__What needs to be done__: Nothing beyond the line containing "YAxis, Scatter, ReferenceLine" is to be printed; print exactly each line from the start of the records below through that line, leaving out pictures.

[Figure scripts]
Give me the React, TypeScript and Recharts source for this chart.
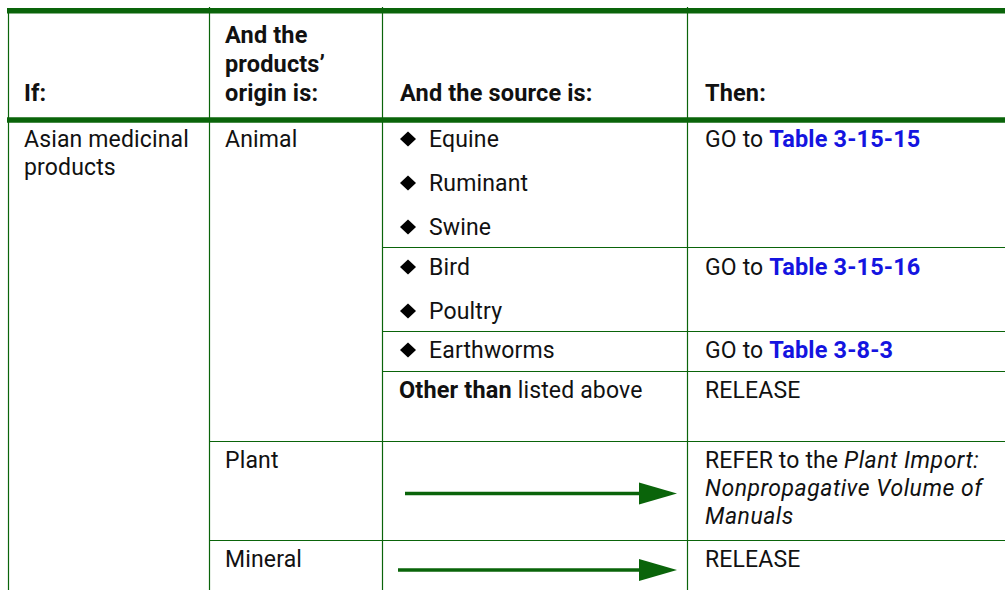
import React from "react";
import { ComposedChart, XAxis, YAxis, Scatter, ReferenceLine } from "recharts";

// table content
const headerIf = ["If:"];
const headerOrigin = ["And the", "products\u2019", "origin is:"];
const headerSource = ["And the source is:"];
const headerThen = ["Then:"];

const commodity = ["Asian medicinal", "products"];
const origins = ["Animal", "Plant", "Mineral"];
const animalSources = ["Equine", "Ruminant", "Swine", "Bird", "Poultry", "Earthworms"];
const otherSource = ["Other than", " listed above"];
const goTo = "GO to ";
const tableRefs = ["Table 3-15-15", "Table 3-15-16", "Table 3-8-3"];
const release = "RELEASE";
const referLines = ["REFER to the ", "Plant Import:", "Nonpropagative Volume of", "Manuals"];

// layout
const W = 1005;
const H = 590;
const GREEN = "#0a640a";
const LINK = "#1414e0";
const colX = [8, 209, 382, 687];
const textX = [24, 225, 400, 705];
const bulletGap = 29;
const headBase = 101;
const headLine = 29;
const sourceBase = [147, 191, 235, 275, 319, 358];
const otherBase = 398;
const plantBase = 468;
const mineralBase = 567;
const referLine = 28;
const arrows = [
  { x0: 405, y: 493.5 },
  { x0: 398, y: 570 },
];
const arrowTip = 677;

type Part = { t: string; b?: boolean; i?: boolean; c?: string };
type Cell = { x: number; y: number; parts: Part[]; bullet?: boolean };

const cells: Cell[] = [];
cells.push({ x: textX[0], y: headBase, parts: [{ t: headerIf[0], b: true }] });
headerOrigin.forEach((t, i) =>
  cells.push({ x: textX[1], y: headBase - (headerOrigin.length - 1 - i) * headLine, parts: [{ t, b: true }] })
);
cells.push({ x: textX[2], y: headBase, parts: [{ t: headerSource[0], b: true }] });
cells.push({ x: textX[3], y: headBase, parts: [{ t: headerThen[0], b: true }] });

commodity.forEach((t, i) => cells.push({ x: textX[0], y: sourceBase[0] + i * 27.5, parts: [{ t }] }));
cells.push({ x: textX[1], y: sourceBase[0], parts: [{ t: origins[0] }] });
cells.push({ x: textX[1], y: plantBase, parts: [{ t: origins[1] }] });
cells.push({ x: textX[1], y: mineralBase, parts: [{ t: origins[2] }] });

animalSources.forEach((t, i) => cells.push({ x: textX[2], y: sourceBase[i], parts: [{ t }], bullet: true }));
cells.push({ x: textX[2] - 1, y: otherBase, parts: [{ t: otherSource[0], b: true }, { t: otherSource[1] }] });

[0, 3, 5].forEach((row, i) =>
  cells.push({
    x: textX[3],
    y: sourceBase[row],
    parts: [{ t: goTo }, { t: tableRefs[i], b: true, c: LINK }],
  })
);
cells.push({ x: textX[3], y: otherBase, parts: [{ t: release }] });
cells.push({ x: textX[3], y: plantBase, parts: [{ t: referLines[0] }, { t: referLines[1], i: true }] });
cells.push({ x: textX[3], y: plantBase + referLine, parts: [{ t: referLines[2], i: true }] });
cells.push({ x: textX[3], y: plantBase + referLine * 2, parts: [{ t: referLines[3], i: true }] });
cells.push({ x: textX[3], y: mineralBase, parts: [{ t: release }] });

const tips = arrows.map((a) => ({ x: arrowTip, y: a.y }));

const CellText = (props: any) => {
  const { cx, cy, payload } = props;
  const tx = payload.bullet ? cx + bulletGap : cx;
  return (
    <g>
      {payload.bullet && (
        <polygon
          points={`${cx},${cy - 8} ${cx + 8},${cy - 15.5} ${cx + 16},${cy - 8} ${cx + 8},${cy - 0.5}`}
          fill="#000"
        />
      )}
      <text x={tx} y={cy} fontFamily="Roboto, 'DejaVu Sans', sans-serif" fontSize={23} style={{ whiteSpace: "pre" }}>
        {payload.parts.map((p: Part, i: number) => (
          <tspan
            key={i}
            fontWeight={p.b ? 700 : 400}
            fontStyle={p.i ? "italic" : "normal"}
            fontSize={p.b ? 23.5 : 23}
            letterSpacing={p.i ? 0.5 : 0.15}
            fill={p.c || "#111"}
          >
            {p.t}
          </tspan>
        ))}
      </text>
    </g>
  );
};

const ArrowHead = (props: any) => {
  const { cx, cy } = props;
  return <polygon points={`${cx},${cy} ${cx - 38},${cy - 11} ${cx - 38},${cy + 11}`} fill={GREEN} />;
};

const hLine = (x1: number, x2: number, y: number, w: number, key: string) => (
  <ReferenceLine
    key={key}
    segment={[{ x: x1, y }, { x: x2, y }]}
    stroke={GREEN}
    strokeWidth={w}
    ifOverflow="visible"
  />
);

const vLine = (x: number, y1: number, y2: number, key: string) => (
  <ReferenceLine
    key={key}
    segment={[{ x, y: y1 }, { x, y: y2 }]}
    stroke={GREEN}
    strokeWidth={1.2}
    ifOverflow="visible"
  />
);

export default function App() {
  return (
    <div style={{ position: "absolute", left: 0, top: 0, background: "#fff" }}>
      <ComposedChart width={W} height={H} margin={{ top: 0, right: 0, bottom: 0, left: 0 }} data={cells}>
        <XAxis type="number" dataKey="x" domain={[0, W]} hide allowDataOverflow />
        <YAxis type="number" dataKey="y" domain={[0, H]} reversed hide allowDataOverflow />
        {vLine(colX[0] + 0.5, 10, H, "v0")}
        {vLine(colX[1] + 0.5, 7, H, "v1")}
        {vLine(colX[2] + 0.5, 7, H, "v2")}
        {vLine(colX[3] + 0.5, 7, H, "v3")}
        {hLine(7, W, 10.8, 5.5, "top")}
        {hLine(7, W, 120, 5.5, "head")}
        {hLine(colX[2], W, 247.5, 1.2, "r1")}
        {hLine(colX[2], W, 331.5, 1.2, "r2")}
        {hLine(colX[2], W, 371.5, 1.2, "r3")}
        {hLine(colX[1], W, 441.5, 1.2, "r4")}
        {hLine(colX[1], W, 540.5, 1.2, "r5")}
        {arrows.map((a, i) => (
          <ReferenceLine
            key={`a${i}`}
            segment={[{ x: a.x0, y: a.y }, { x: arrowTip - 36, y: a.y }]}
            stroke={GREEN}
            strokeWidth={3.5}
            ifOverflow="visible"
          />
        ))}
        <Scatter data={cells} dataKey="y" shape={CellText} isAnimationActive={false} />
        <Scatter data={tips} dataKey="y" shape={ArrowHead} isAnimationActive={false} />
      </ComposedChart>
    </div>
  );
}
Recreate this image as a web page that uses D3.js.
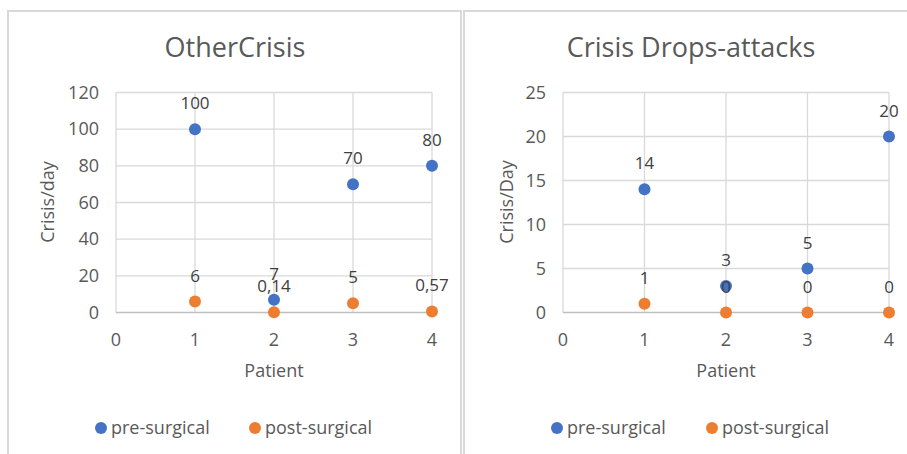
<!DOCTYPE html>
<html>
<head>
<meta charset="utf-8">
<script src="https://cdn.jsdelivr.net/npm/d3@7"></script>
<style>
  body { margin: 0; background: #fff; }
  svg text { font-family: "Open Sans", sans-serif; }
</style>
</head>
<body>
<svg id="chart" width="907" height="454"></svg>
<script>
// data
const patients = [1, 2, 3, 4];
const xTicks = [0, 1, 2, 3, 4];
const seriesNames = ["pre-surgical", "post-surgical"];
const seriesColors = ["#4472C4", "#ED7D31"];

const otherPre = [100, 7, 70, 80];
const otherPost = [6, 0.14, 5, 0.57];
const otherYTicks = [0, 20, 40, 60, 80, 100, 120];

const dropsPre = [14, 3, 5, 20];
const dropsPost = [1, 0, 0, 0];
const dropsYTicks = [0, 5, 10, 15, 20, 25];

const svg = d3.select('#chart');
const fmt = v => String(v).replace('.', ',');

function drawChart(box, title, yTitle, pre, post, yTicks) {
    const g = svg.append('g');

    // chart border
    g.append('rect')
        .attr('x', box.x).attr('y', box.y)
        .attr('width', box.w).attr('height', box.h)
        .attr('fill', '#fff')
        .attr('stroke', '#D9D9D9')
        .attr('stroke-width', 2);

    const x = d3.scaleLinear().domain([0, 4]).range([box.plotL, box.plotR]);
    const y = d3.scaleLinear().domain([0, d3.max(yTicks)]).range([312.5, 92.5]);

    // gridlines
    g.selectAll('.hgrid').data(yTicks.slice(1)).join('line')
        .attr('x1', x(0)).attr('x2', x(4))
        .attr('y1', d => y(d)).attr('y2', d => y(d))
        .attr('stroke', '#D9D9D9').attr('stroke-width', 1.3);
    g.selectAll('.vgrid').data(xTicks).join('line')
        .attr('x1', d => x(d)).attr('x2', d => x(d))
        .attr('y1', y(0)).attr('y2', y(d3.max(yTicks)))
        .attr('stroke', '#D9D9D9').attr('stroke-width', 1.3);
    g.append('line')
        .attr('x1', x(0)).attr('x2', x(4))
        .attr('y1', y(0)).attr('y2', y(0))
        .attr('stroke', '#BFBFBF').attr('stroke-width', 1.5);

    // tick labels
    g.selectAll('.ytick').data(yTicks).join('text')
        .attr('x', x(0) - 17).attr('y', d => y(d))
        .attr('dy', '0.35em')
        .attr('text-anchor', 'end')
        .attr('font-size', 18).attr('fill', '#595959')
        .text(d => d);
    g.selectAll('.xtick').data(xTicks).join('text')
        .attr('x', d => x(d)).attr('y', 346)
        .attr('text-anchor', 'middle')
        .attr('font-size', 18).attr('fill', '#595959')
        .text(d => d);

    // titles
    g.append('text')
        .attr('x', box.titleX).attr('y', 57)
        .attr('text-anchor', 'middle')
        .attr('font-size', 27).attr('fill', '#595959')
        .text(title);
    g.append('text')
        .attr('x', (x(0) + x(4)) / 2).attr('y', 377)
        .attr('text-anchor', 'middle')
        .attr('font-size', 18).attr('fill', '#595959')
        .text('Patient');
    g.append('text')
        .attr('transform', `translate(${box.yTitleX},202) rotate(-90)`)
        .attr('text-anchor', 'middle')
        .attr('dy', '0.35em')
        .attr('font-size', 18).attr('fill', '#595959')
        .text(yTitle);

    // markers
    const series = [pre, post];
    series.forEach((vals, i) => {
        g.selectAll(null).data(vals).join('circle')
            .attr('cx', (d, j) => x(patients[j]))
            .attr('cy', d => y(d))
            .attr('r', 6)
            .attr('fill', seriesColors[i]);
    });
    // data labels drawn on top
    series.forEach(vals => {
        g.selectAll(null).data(vals).join('text')
            .attr('x', (d, j) => x(patients[j]))
            .attr('y', d => y(d) - 20)
            .attr('text-anchor', 'middle')
            .attr('font-size', 17).attr('fill', '#404040')
            .text(d => fmt(d));
    });

    // legend
    seriesNames.forEach((name, i) => {
        const lx = box.legendX[i];
        g.append('circle')
            .attr('cx', lx).attr('cy', 428).attr('r', 6)
            .attr('fill', seriesColors[i]);
        g.append('text')
            .attr('x', lx + 10).attr('y', 428).attr('dy', '0.35em')
            .attr('font-size', 18).attr('fill', '#595959')
            .text(name);
    });
}

drawChart({x: 8, y: 11, w: 453, h: 460, plotL: 116, plotR: 432, titleX: 235, yTitleX: 48, legendX: [101, 255]},
    'OtherCrisis', 'Crisis/day', otherPre, otherPost, otherYTicks);
drawChart({x: 464, y: 11, w: 460, h: 460, plotL: 563, plotR: 889, titleX: 691, yTitleX: 507, legendX: [557, 712]},
    'Crisis Drops-attacks', 'Crisis/Day', dropsPre, dropsPost, dropsYTicks);
</script>
</body>
</html>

__Correct response__:
Give me the React, TypeScript and Recharts source for this chart.
import React from "react";
import { ComposedChart, XAxis, YAxis, Scatter, ReferenceLine } from "recharts";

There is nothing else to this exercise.